As a slow reader, I finally got to read Slow Burner (Cassell, UK, 1958; Little Brown, US, 1958), my first William Haggard spy novel, and it left me wanting to read more by him. Despite a relatively slow pace and some contrivances, Haggard captured this reader’s attention, and the fact that this was another relatively short book didn’t hurt. The plot involves the attempt to steal the titular secret form of nuclear energy. While it is a relatively simple plot, this is compensated for by some interesting characterization and a fascinating picture of the British civil service. Reading today about a very early form of computer is also interesting. Haggard shows a subtle sense of humor, as when he writes about a fictional musical show Yes, Madame, No, one following the titles of such real musicals as No, No Nanette and Yes, Yes Yvette. Comden and Green once imagined a musical called If, If Iphigenia. But, as Tom Lehrer said, I digress. The ending of Haggard’s spy novel is satisfying, if a bit too dependent on some more of his coincidences.
Sometimes, as I read a very old mystery, I wonder if I’m not the only person in the world currently reading it. (I wouldn’t think that if I were reading The DaVinci Code.) I certain felt that way while reading Patrick Leyton’s The Dalmayne Mystery (Herbert Jenkins, UK, 1928), though I did know that my friend Charlie Shibuk had recently read it and again was kind enough to make it available to me. This is an exciting thriller regarding the Irish Republican Army and another secret formula – this one pre-nuclear – “The Silent Death,” one that will destroy the English empire and allow its holders to control the world. If ever a mystery is pro-Imperialism, it is this one, and Leyton includes racist dialogue, par for English books of the 1920s.
None of Leyton’s leading characters are especially believable, but his protagonist, Christopher Curtiss is more flawed and interesting than most. As we meet him, he has just been fired from his job for embezzling, but we’ll find him sympathetic nonetheless. There are many coincidences in this book, and that old device, the secret passage. Yes, it is corny but fun, and it includes such wonderful examples of slang “not quite balmy on the crumpet.”
Miriam Borgenicht was one of those writers who never seem to write the same book twice. These writers typically don’t have series characters since having a continuing protagonist usually leads to a certain predictability. Andrew Garve was another whose books followed little pattern, though, as I have written elsewhere, Garve was probably his own series character. Borgenicht was a sophisticated writer who created many different strong female protagonists. A late example of her work is Still Life (St. Martin’s Press, 1986) in which Margaret Berringer first tries to prevent a murder by her paralyzed brother and then tries to prove him innocent for reasons more believable than those involving detection by other amateurs, though she keeps asking herself why she is doing this. (A weakness in the book is that too much of it takes place in Berringer’s mind; more objectivity would help.) This book has a slim plot, expanded by information on paralysis and a rape crisis center. There are several fair play clues, but they are rather easy to guess; I spotted them. There are also several rather large coincidences. The ending is satisfying, if a trifle too tidy.
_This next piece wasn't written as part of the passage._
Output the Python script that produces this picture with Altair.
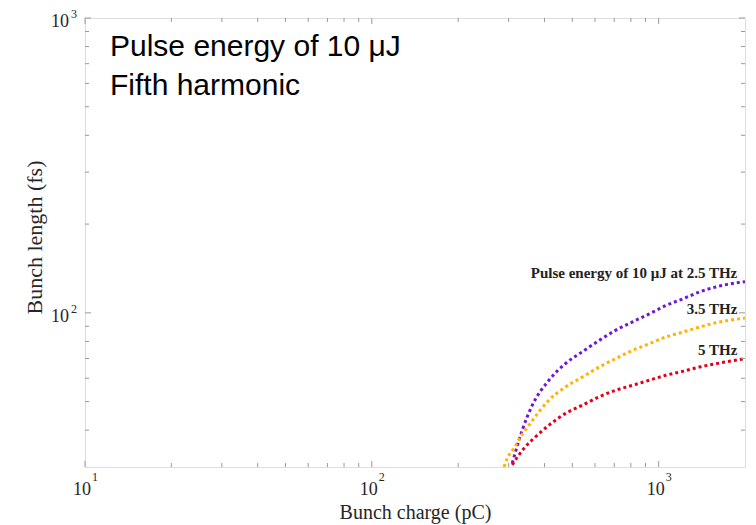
import altair as alt
import pandas as pd

# Bunch length vs. bunch charge for a 10 uJ pulse, fifth harmonic
charge_25 = [308.7, 334.5, 362.6, 414.7, 473, 542, 620, 707, 811, 928, 1058, 1213, 1388, 1582, 2000]
length_25 = [30.9, 40.0, 48.6, 59.1, 67.3, 73.8, 80.6, 87.2, 93.2, 99.2, 105.8, 111.5, 117.7, 122.4, 127.6]

charge_35 = [289, 296.5, 313, 330, 353, 382.6, 414.7, 474, 542, 620, 707, 811, 928, 1058, 1213, 1388, 1582, 2000]
length_35 = [30.0, 32.1, 34.7, 38.0, 41.6, 46.2, 50.6, 56.1, 60.6, 65.5, 69.9, 74.6, 78.6, 82.8, 86.0, 89.5, 92.5, 96.0]

charge_5 = [308.7, 325.8, 343.6, 372.4, 414.7, 474, 542, 620, 707, 811, 928, 1058, 1213, 1388, 1582, 2000]
length_5 = [30.5, 33.0, 35.2, 38.0, 41.6, 45.6, 48.6, 51.9, 54.6, 56.8, 59.1, 61.4, 63.3, 65.5, 67.2, 69.9]

series_names = ["2.5 THz", "3.5 THz", "5 THz"]
series_colors = ["#7015D5", "#FFB400", "#E3001B"]

curve_labels = ["Pulse energy of 10 μJ at 2.5 THz", "3.5 THz", "5 THz"]
curve_label_x = [1880, 1880, 1880]
curve_label_y = [136, 103, 75]

x_major = [10, 100, 1000]
x_exponents = ["1", "2", "3"]
x_minor = [20, 30, 40, 50, 60, 70, 80, 90, 200, 300, 400, 500, 600, 700, 800, 900]
y_major = [100, 1000]
y_exponents = ["2", "3"]
y_minor = [40, 50, 60, 70, 80, 90, 200, 300, 400, 500, 600, 700, 800, 900]

W, H = 660, 449
FRAME = "#9a9a9a"
TEXT = "#262626"
SERIF = "Liberation Serif"

rows = []
for name, xs, ys in [(series_names[0], charge_25, length_25),
                     (series_names[1], charge_35, length_35),
                     (series_names[2], charge_5, length_5)]:
    for i, (a, b) in enumerate(zip(xs, ys)):
        rows.append({"series": name, "charge": a, "length": b, "order": i})
curves = pd.DataFrame(rows)

xscale = alt.Scale(type="log", domain=[10, 2000], nice=False)
yscale = alt.Scale(type="log", domain=[30, 1000], nice=False)

# axes carry only the titles; decade labels are drawn as "10" plus a raised exponent
x_axis = alt.Axis(values=x_major, ticks=False, grid=False, domain=False, labels=False,
                  title="Bunch charge (pC)", titleFont=SERIF, titleFontSize=20,
                  titleFontWeight="normal", titleColor=TEXT,
                  titleY=51, titleBaseline="alphabetic", titleAlign="center")
y_axis = alt.Axis(values=y_major, ticks=False, grid=False, domain=False, labels=False,
                  title="Bunch length (fs)", titleFont=SERIF, titleFontSize=22,
                  titleFontWeight="normal", titleColor=TEXT,
                  titleX=-44, titleY=219, titleAngle=-90, titleBaseline="alphabetic",
                  titleAlign="center")

lines = alt.Chart(curves).mark_line(
    strokeDash=[3, 3], strokeWidth=3, clip=True, interpolate="monotone"
).encode(
    x=alt.X("charge:Q", scale=xscale, axis=x_axis),
    y=alt.Y("length:Q", scale=yscale, axis=y_axis),
    color=alt.Color("series:N", scale=alt.Scale(domain=series_names, range=series_colors), legend=None),
    order="order:Q",
)

xlab = pd.DataFrame({"v": x_major, "e": x_exponents, "b": ["10"] * len(x_major)})
ylab = pd.DataFrame({"v": y_major, "e": y_exponents, "b": ["10"] * len(y_major)})

x_base = alt.Chart(xlab).mark_text(
    align="center", baseline="alphabetic", font=SERIF, fontSize=18, color=TEXT, dx=-3
).encode(x=alt.X("v:Q", scale=xscale), y=alt.value(H + 28), text="b:N")
x_exp = alt.Chart(xlab).mark_text(
    align="left", baseline="alphabetic", font=SERIF, fontSize=12, color=TEXT, dx=7
).encode(x=alt.X("v:Q", scale=xscale), y=alt.value(H + 14), text="e:N")

y_base = alt.Chart(ylab).mark_text(
    align="right", baseline="alphabetic", font=SERIF, fontSize=18, color=TEXT, dy=9
).encode(y=alt.Y("v:Q", scale=yscale), x=alt.value(-16), text="b:N")
y_exp = alt.Chart(ylab).mark_text(
    align="right", baseline="alphabetic", font=SERIF, fontSize=12, color=TEXT, dy=0
).encode(y=alt.Y("v:Q", scale=yscale), x=alt.value(-8), text="e:N")


def xticks(vals, length):
    d = pd.DataFrame({"v": vals})
    base = alt.Chart(d).mark_rule(color=FRAME, strokeWidth=1)
    bottom = base.encode(x=alt.X("v:Q", scale=xscale), y=alt.value(H), y2=alt.value(H - length))
    top = base.encode(x=alt.X("v:Q", scale=xscale), y=alt.value(0), y2=alt.value(length))
    return [bottom, top]


def yticks(vals, length):
    d = pd.DataFrame({"v": vals})
    base = alt.Chart(d).mark_rule(color=FRAME, strokeWidth=1)
    left = base.encode(y=alt.Y("v:Q", scale=yscale), x=alt.value(0), x2=alt.value(length))
    right = base.encode(y=alt.Y("v:Q", scale=yscale), x=alt.value(W), x2=alt.value(W - length))
    return [left, right]


tick_layers = xticks(x_major, 6) + xticks(x_minor, 4) + yticks(y_major, 6) + yticks(y_minor, 4)

labels_df = pd.DataFrame({"t": curve_labels, "x": curve_label_x, "y": curve_label_y})
curve_text = alt.Chart(labels_df).mark_text(
    align="right", baseline="middle", font=SERIF, fontSize=15,
    fontWeight="bold", color="#222222"
).encode(
    x=alt.X("x:Q", scale=xscale),
    y=alt.Y("y:Q", scale=yscale),
    text="t:N",
)

heading = alt.Chart(pd.DataFrame({"t": [["Pulse energy of 10 μJ", "Fifth harmonic"]]})).mark_text(
    align="left", baseline="alphabetic", font="Liberation Sans", fontSize=30,
    lineHeight=39, color="#000000"
).encode(
    x=alt.value(25),
    y=alt.value(38),
    text="t",
)

chart = alt.layer(lines, *tick_layers, x_base, x_exp, y_base, y_exp, curve_text, heading).properties(
    width=W, height=H,
    autosize=alt.AutoSizeParams(type="none"),
    padding={"left": 85, "top": 18, "right": 11, "bottom": 58},
).configure_view(
    stroke=FRAME, strokeWidth=1.2
).configure(background="white")

chart.save("out.html", embed_options={"renderer": "svg", "actions": False})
At a time when few Broadway dramas are about crime, more and more operas and musicals are. I read in a review of Jack Heggie’s 2004 opera based on Graham Greene’s The End of the Affair (William Heinemann, UK, 1951; Doubleday, US, 1951) that an important character is a private detective. That set me to reading finally my copy of that book. Though listed in Hubin’s bibliography, this is only marginally a crime novel. It’s mostly about adultery and religion, two subjects very important to Greene. His interest in Catholicism is well known, but his biography shows how often he was unfaithful. In this book Maurice is having an affair with Sarah, who is married. He then suspects that he is an adulterer who is being cuckolded and hires the private detective Parkis to follow her. Parkis, a very sympathetic character, has a twelve-year-old son who is a private eye in training. There is little criminous plot in this book that is mainly about love and jealousy. Despite the reputation of this book and Greene, I found Maurice and Sarah not to be grand adulterers but petty people whose conversations are rather trivial.
I was a baseball fan before I read my first mystery in 1943. I went to Yankee Stadium in 1941 and saw a game between the Yankees (with Joe DiMaggio, who hit in56 consecutive games that year) versus the Red Sox (with Ted Williams, who batted .406). It is baseball that is far and away the best part of Crabbe Evers’s Murderer’s Row (Bantam, pb, 1991), the second book in a series of baseball mysteries. The president of the Yankees, an even less pleasant fictional version of George Steinbrenner, has been murdered by a marksman (“Lee Harvey Oswald in the Bronx”), and the commissioner of baseball asks retired sports writer Duffy House to investigate. This book is especially good regarding New York City and baseball nostalgia, and for the latter reason, I recommend non-baseball fans avoid it; they will be lost. They will have trouble accepting the killer’s motive and will find, as I did, that there is a whopping coincidence in the solution.
In 1965 Peter Stone novelized his screen play for CHARADE (1964), probably the most Hitchcockian film that Hitchcock never directed. Audrey Hepburn’s husband has been murdered, and his three former OSS compatriots, seeking a treasure he may have hidden, are not averse to killing her if she won’t give them information they seek. To her rescue comes the suave Cary Grant, but is he as much on her side as he pretends? The plotting is tight and the humor sophisticated. Hepburn is lovely, and Grant shows, racing through the streets of Paris in an exciting climax, that at age 59 he was in as good shape as he was when he tried to avoid that cropduster in NORTH BY NORTHWEST.